Repeat the material exactly from its first line to the line that includes "(0,0) rectangle (756,475);". Skip pictures.

## begin RECORDED DATA

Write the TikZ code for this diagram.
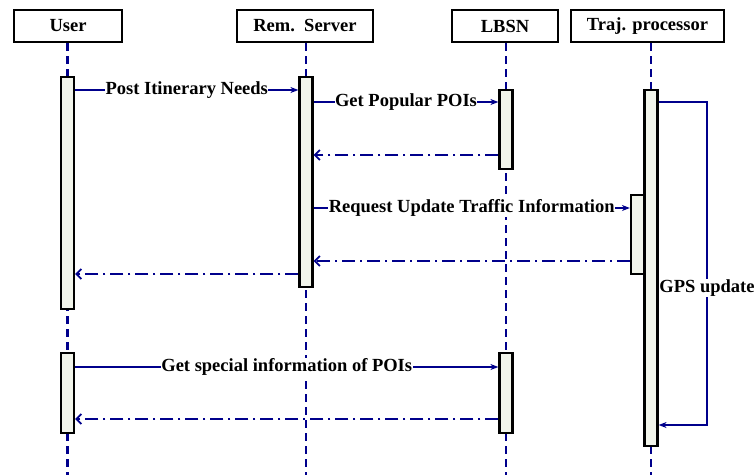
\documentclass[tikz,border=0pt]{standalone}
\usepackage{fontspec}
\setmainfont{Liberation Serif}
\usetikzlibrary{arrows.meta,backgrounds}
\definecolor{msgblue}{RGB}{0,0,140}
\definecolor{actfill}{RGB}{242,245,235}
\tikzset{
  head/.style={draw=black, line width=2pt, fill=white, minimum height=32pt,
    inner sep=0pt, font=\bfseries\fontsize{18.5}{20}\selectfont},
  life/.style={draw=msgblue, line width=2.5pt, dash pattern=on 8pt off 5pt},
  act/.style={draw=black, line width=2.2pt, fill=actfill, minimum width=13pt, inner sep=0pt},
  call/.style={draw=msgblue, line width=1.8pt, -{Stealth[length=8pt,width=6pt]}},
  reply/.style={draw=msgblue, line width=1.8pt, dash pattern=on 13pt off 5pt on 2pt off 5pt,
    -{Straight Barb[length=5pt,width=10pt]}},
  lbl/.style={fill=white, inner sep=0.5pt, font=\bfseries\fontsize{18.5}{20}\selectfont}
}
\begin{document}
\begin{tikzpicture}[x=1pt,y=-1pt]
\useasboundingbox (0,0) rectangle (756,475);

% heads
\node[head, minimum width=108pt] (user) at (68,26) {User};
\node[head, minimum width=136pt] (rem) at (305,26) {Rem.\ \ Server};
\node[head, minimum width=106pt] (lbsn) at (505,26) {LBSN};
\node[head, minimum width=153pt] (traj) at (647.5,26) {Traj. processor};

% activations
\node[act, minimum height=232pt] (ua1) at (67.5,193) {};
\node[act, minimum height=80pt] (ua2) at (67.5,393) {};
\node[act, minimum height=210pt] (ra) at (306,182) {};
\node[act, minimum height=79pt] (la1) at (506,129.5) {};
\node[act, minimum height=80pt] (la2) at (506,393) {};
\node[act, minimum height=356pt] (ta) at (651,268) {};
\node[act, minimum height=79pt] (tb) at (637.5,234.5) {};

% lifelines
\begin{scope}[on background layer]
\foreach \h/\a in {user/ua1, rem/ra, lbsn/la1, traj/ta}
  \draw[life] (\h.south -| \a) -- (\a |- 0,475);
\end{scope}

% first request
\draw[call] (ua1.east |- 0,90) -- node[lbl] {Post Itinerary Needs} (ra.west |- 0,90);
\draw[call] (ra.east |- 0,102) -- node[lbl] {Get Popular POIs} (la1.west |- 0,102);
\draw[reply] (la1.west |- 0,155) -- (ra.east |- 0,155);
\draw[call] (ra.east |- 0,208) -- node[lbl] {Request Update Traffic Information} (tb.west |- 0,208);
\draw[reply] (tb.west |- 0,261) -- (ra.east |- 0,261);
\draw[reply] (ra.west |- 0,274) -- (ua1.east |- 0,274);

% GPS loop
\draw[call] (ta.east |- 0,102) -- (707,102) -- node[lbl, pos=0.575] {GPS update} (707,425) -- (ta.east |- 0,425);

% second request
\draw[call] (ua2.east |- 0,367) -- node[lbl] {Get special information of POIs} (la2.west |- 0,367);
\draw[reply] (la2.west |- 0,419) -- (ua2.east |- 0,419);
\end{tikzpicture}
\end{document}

## end RECORDED DATA

**COMPLETED EXERCISE**.
Write the TikZ code for this diagram.
\documentclass[tikz,border=0pt]{standalone}
\usepackage{fontspec}
\setmainfont{Liberation Serif}
\usetikzlibrary{arrows.meta,backgrounds}
\definecolor{msgblue}{RGB}{0,0,140}
\definecolor{actfill}{RGB}{242,245,235}
\tikzset{
  head/.style={draw=black, line width=2pt, fill=white, minimum height=32pt,
    inner sep=0pt, font=\bfseries\fontsize{18.5}{20}\selectfont},
  life/.style={draw=msgblue, line width=2.5pt, dash pattern=on 8pt off 5pt},
  act/.style={draw=black, line width=2.2pt, fill=actfill, minimum width=13pt, inner sep=0pt},
  call/.style={draw=msgblue, line width=1.8pt, -{Stealth[length=8pt,width=6pt]}},
  reply/.style={draw=msgblue, line width=1.8pt, dash pattern=on 13pt off 5pt on 2pt off 5pt,
    -{Straight Barb[length=5pt,width=10pt]}},
  lbl/.style={fill=white, inner sep=0.5pt, font=\bfseries\fontsize{18.5}{20}\selectfont}
}
\begin{document}
\begin{tikzpicture}[x=1pt,y=-1pt]
\useasboundingbox (0,0) rectangle (756,475);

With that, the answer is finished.